In the quarter under review, core sales growth (excluding the impact of acquisitions and foreign currency) decreased 24% year over year.
Quarter in Details
Segment-wise, Domestic revenues decreased 26% year over year to $720 million due to lower home standby and clean energy product shipments, partly offset by strength across C&I products.
International revenues rose 17% to $216.5 million, driven by strong performance in Europe. The impact of acquisitions and forex contributed nearly 2% net headwind to revenues.
Product-wise, revenues from Residential declined 46% to $419 million. Revenues from C&I were $363 million, up 30% from the year-ago quarter’s levels. Revenues from the Other product class totaled $106.1 million, up 32.3% year over year.
Margins
Gross profit was $272.5 million, down from $360.7 million, with respective margins of 30.7% and 31.8%. Gross profit margin declined due to an unfavorable sales mix partly offset by pricing actions and lower input costs.
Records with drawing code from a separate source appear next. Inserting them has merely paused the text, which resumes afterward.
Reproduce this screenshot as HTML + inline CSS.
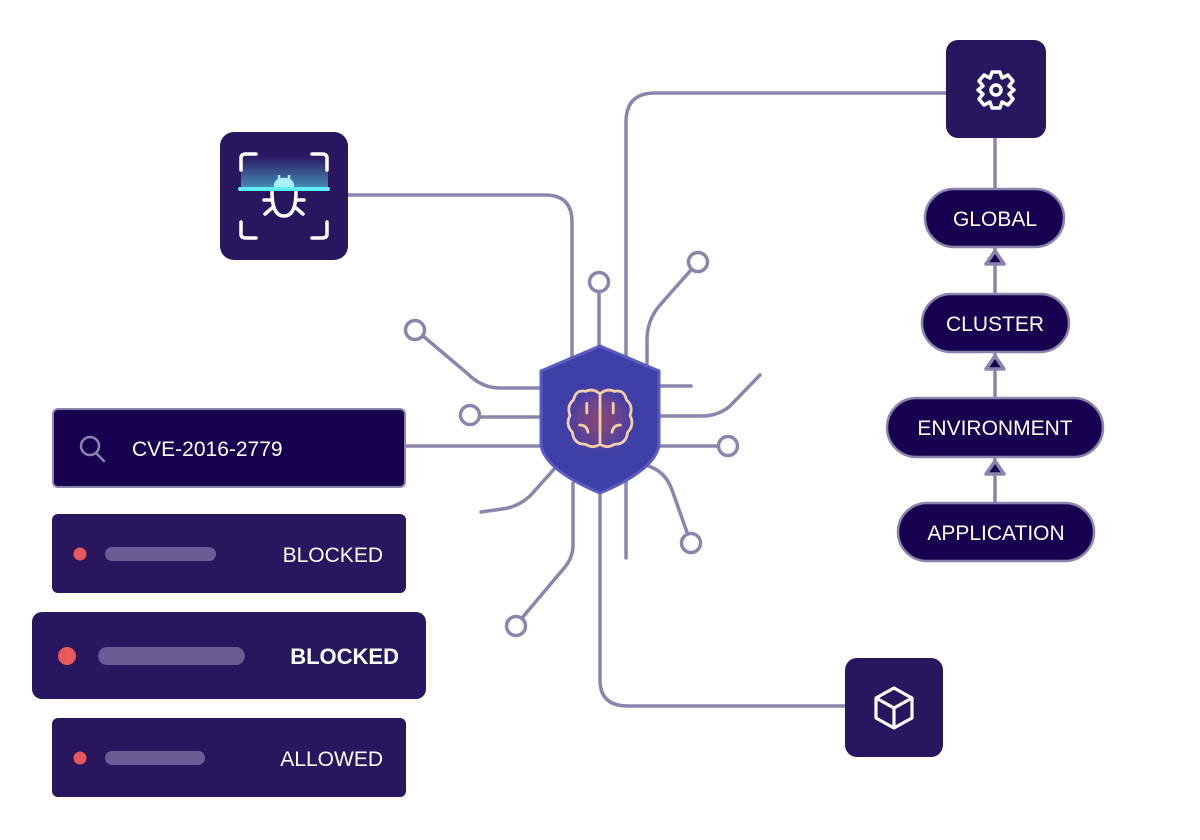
<!DOCTYPE html>
<html><head><meta charset="utf-8"><style>
html,body{margin:0;padding:0;background:#fff;}
svg{display:block;font-family:"Liberation Sans",sans-serif;}
</style></head><body>
<svg width="1200" height="840" viewBox="0 0 1200 840" xmlns="http://www.w3.org/2000/svg">
<defs>
<radialGradient id="glow" cx="0.5" cy="0.5" r="0.5">
<stop offset="0" stop-color="#8a4a70"/><stop offset="0.6" stop-color="#6a4490" stop-opacity="0.8"/><stop offset="1" stop-color="#3f3fa8" stop-opacity="0"/>
</radialGradient>
<linearGradient id="scan" x1="0" y1="0" x2="0" y2="1">
<stop offset="0" stop-color="#2a1763"/><stop offset="1" stop-color="#4aa3c4"/>
</linearGradient>
</defs>
<g fill="none" stroke="#8b85ae" stroke-width="3.5" stroke-linecap="round">
<path d="M348 195 H545 Q572 195 572 222 V360"/>
<path d="M946 93 H655 Q626 93 626 122 V360"/>
<path d="M599 292 V350"/>
<path d="M691 270 L660 305 Q647 320 647 340 V368"/>
<path d="M423 336 L468 374 Q482 388 500 388 H541"/>
<path d="M479 417 H541"/>
<path d="M405 446 H545"/>
<path d="M659 386 H691"/>
<path d="M659 416 H702 Q718 416 730 406 L760 375"/>
<path d="M659 446 H718"/>
<path d="M645 465 Q665 470 672 490 L688 535"/>
<path d="M556 467 L530 496 Q518 507 502 509 L481 512"/>
<path d="M573 483 V545 Q573 557 565 567 L522 618"/>
<path d="M600 494 V680 Q600 706 628 706 H845"/>
<path d="M626 480 V558"/>
<path d="M995 138 V189"/>
<path d="M995 247 V294"/>
<path d="M995 352 V398"/>
<path d="M995 457 V503"/>
</g>
<g fill="#fff" stroke="#8b85ae" stroke-width="3.5">
<circle cx="599" cy="282" r="9.5"/>
<circle cx="698" cy="262" r="9.5"/>
<circle cx="415" cy="330" r="9.5"/>
<circle cx="470" cy="415" r="9.5"/>
<circle cx="728" cy="446" r="9.5"/>
<circle cx="691" cy="543" r="9.5"/>
<circle cx="516" cy="626" r="9.5"/>
</g>
<path d="M600 346 L659 371 V445 Q655 470 600 493 Q545 470 541 445 V371 Z" fill="#3f3fa8" stroke="#5a5cc0" stroke-width="3"/>
<circle cx="600" cy="420" r="38" fill="url(#glow)"/>
<g transform="translate(600,419) scale(1.2) translate(-600,-419)" fill="none" stroke="#f6cfa8" stroke-width="2.3" stroke-linecap="round" stroke-linejoin="round">
<path d="M600 398 V440 M600 398 Q594 393 588 396 Q580 394 578 403 Q572 408 575 416 Q571 424 577 430 Q578 440 588 440 Q594 444 600 440"/>
<path d="M600 398 Q606 393 612 396 Q620 394 622 403 Q628 408 625 416 Q629 424 623 430 Q622 440 612 440 Q606 444 600 440"/>
<path d="M589 406 V414 M583 424 Q589 424 590 430 M611 406 V414 M617 424 Q611 424 610 430"/>
</g>
<rect x="220" y="132" width="128" height="128" rx="14" fill="#28165f"/>
<rect x="241" y="156" width="87" height="32" fill="url(#scan)" opacity="0.85"/>
<g fill="none" stroke="#fff" stroke-width="3.5" stroke-linecap="round">
<path d="M241 170 V158 Q241 154 246 154 H256"/>
<path d="M312 154 H322 Q327 154 327 158 V170"/>
<path d="M241 222 V234 Q241 238 246 238 H256"/>
<path d="M312 238 H322 Q327 238 327 234 V222"/>
<path d="M272 192 Q272 216 284 216 Q296 216 296 192 M264 200 H272 M296 200 H304 M265 214 L272 208 M303 214 L296 208"/>
</g>
<path d="M275 187 Q275 179 284 179 Q293 179 293 187 Z M279 179 V175 M289 179 V175" fill="#a8f0f5" stroke="#a8f0f5" stroke-width="2.5"/>
<rect x="238" y="187" width="92" height="4" rx="2" fill="#5ef0f5"/>
<rect x="946" y="40" width="100" height="98" rx="12" fill="#28165f"/>
<g transform="translate(996,90)" fill="none" stroke="#fff" stroke-width="3.5">
<path d="M-4 -18 H4 L6 -12 L12 -15 L17 -9 L13 -4 L18 0 L13 4 L17 9 L12 15 L6 12 L4 18 H-4 L-6 12 L-12 15 L-17 9 L-13 4 L-18 0 L-13 -4 L-17 -9 L-12 -15 L-6 -12 Z" stroke-linejoin="round"/>
<circle r="5"/>
</g>
<rect x="845" y="658" width="98" height="99" rx="12" fill="#28165f"/>
<g fill="none" stroke="#fff" stroke-width="3.2" stroke-linejoin="round">
<path d="M894 688 L912 698 V718 L894 728 L876 718 V698 Z M876 698 L894 708 L912 698 M894 708 V728"/>
</g>
<g stroke="#8b85ae" stroke-width="2.5" fill="#16004f">
<rect x="925" y="189" width="139" height="58" rx="29"/>
<rect x="922" y="294" width="147" height="58" rx="29"/>
<rect x="887" y="398" width="216" height="59" rx="29.5"/>
<rect x="898" y="503" width="196" height="58" rx="29"/>
</g>
<g fill="#16004f" stroke="#8b85ae" stroke-width="3.5" stroke-linejoin="round">
<path d="M995 251 L1004 264 H986 Z"/>
<path d="M995 356 L1004 369 H986 Z"/>
<path d="M995 461 L1004 474 H986 Z"/>
</g>
<g fill="#fff" font-size="21" text-anchor="middle">
<text x="995" y="226">GLOBAL</text>
<text x="995" y="331">CLUSTER</text>
<text x="995" y="435">ENVIRONMENT</text>
<text x="996" y="540">APPLICATION</text>
</g>
<rect x="53" y="409" width="352" height="78" rx="5" fill="#16004f" stroke="#8b85ae" stroke-width="2"/>
<circle cx="90" cy="446" r="9" fill="none" stroke="#8b85ae" stroke-width="2.5"/>
<path d="M96 453 L104 461" stroke="#8b85ae" stroke-width="2.5" stroke-linecap="round"/>
<text x="132" y="456" fill="#fff" font-size="21">CVE-2016-2779</text>
<rect x="52" y="514" width="354" height="79" rx="6" fill="#28165f"/>
<circle cx="80" cy="554" r="6.5" fill="#e85a5a"/>
<rect x="105" y="547" width="111" height="14" rx="7" fill="#6a5d96"/>
<text x="383" y="562" fill="#fff" font-size="21" text-anchor="end">BLOCKED</text>
<rect x="32" y="612" width="394" height="87" rx="10" fill="#28165f"/>
<circle cx="67" cy="656" r="9" fill="#e85a5a"/>
<rect x="98" y="647" width="147" height="18" rx="9" fill="#6a5d96"/>
<text x="399" y="664" fill="#fff" font-size="22" font-weight="bold" text-anchor="end">BLOCKED</text>
<rect x="52" y="718" width="354" height="79" rx="6" fill="#28165f"/>
<circle cx="80" cy="758" r="6.5" fill="#e85a5a"/>
<rect x="105" y="751" width="100" height="14" rx="7" fill="#6a5d96"/>
<text x="383" y="766" fill="#fff" font-size="21" text-anchor="end">ALLOWED</text>
</svg>
</body></html>
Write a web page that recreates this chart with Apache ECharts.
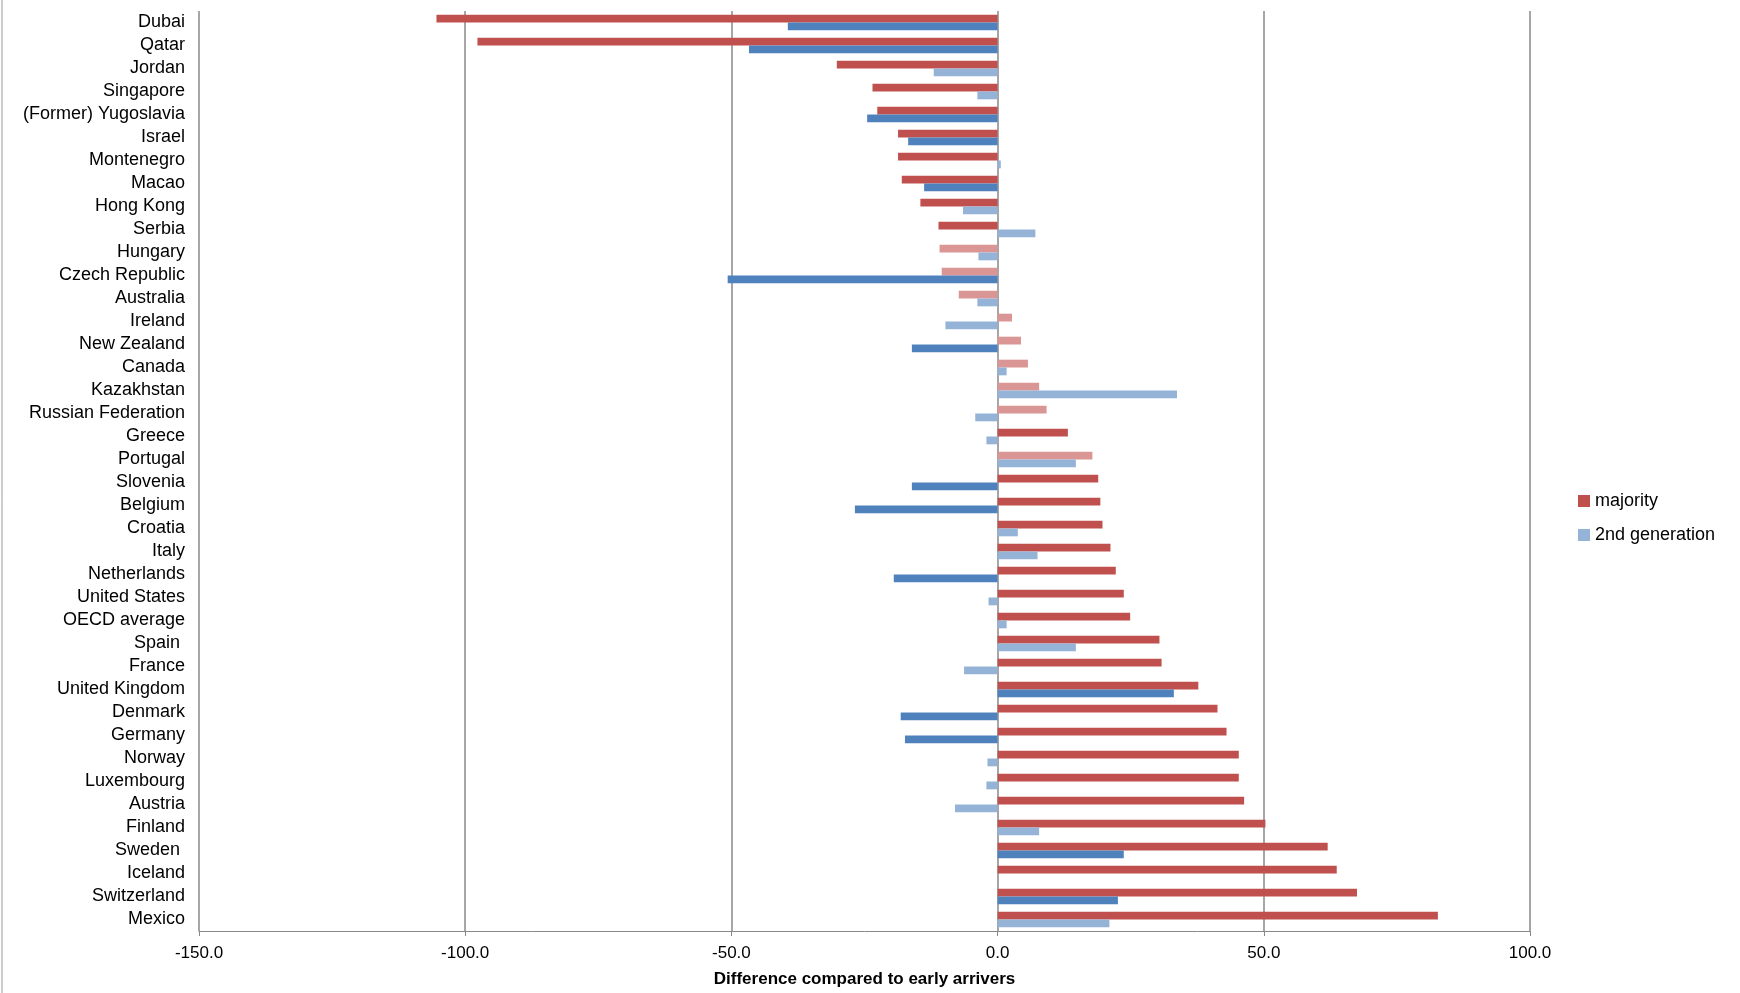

Total operating expenses were $228.1 million, up 10.7% from the prior-year quarter’s levels. The uptick was caused due to higher promotion and employee costs, marketing, legal and regulatory expenses along with recurring operating expenses pertaining to recent acquisitions
Operating income came in at $44.5 million, down 71.3%. Adjusted EBITDA was $100.1 million compared with $196.4 million in the year-ago quarter.
Cash Flow & Liquidity
In the first quarter, the company used $18.6 million of net cash from operating activities. Free cash outflow came in at $41.7 million.
As of Mar 31, GNRC had $137.4 million in cash and cash equivalents with $1.527 billion of long-term borrowings and finance lease obligations.
2023 Outlook
For 2023, Generac continues to expect revenues to decline in the range of 6-10%. Lower shipments of residential products due to higher field inventory levels for home standby generators are likely to cause the downturn. This includes a net favorable impact of 1-2% from acquisitions and foreign currency changes.
Net income margin (before deducting for non-controlling interests) is expected to be 7.5-8.5%. Adjusted EBITDA margin is estimated in the range of 17-18%.
How Have Estimates Been Moving Since Then?
It turns out, fresh estimates have trended downward during the past month.
VGM Scores
Currently, Generac Holdings has a poor Growth Score of F, however its Momentum Score is doing a lot better with a C. Following the exact same course, the stock was allocated a grade of C on the value side, putting it in the middle 20% for this investment strategy.
Overall, the stock has an aggregate VGM Score of D. If you aren't focused on one strategy, this score is the one you should be interested in.
Outlook
Estimates have been broadly trending downward for the stock, and the magnitude of these revisions indicates a downward shift. Notably, Generac Holdings has a Zacks Rank #3 (Hold). We expect an in-line return from the stock in the next few months.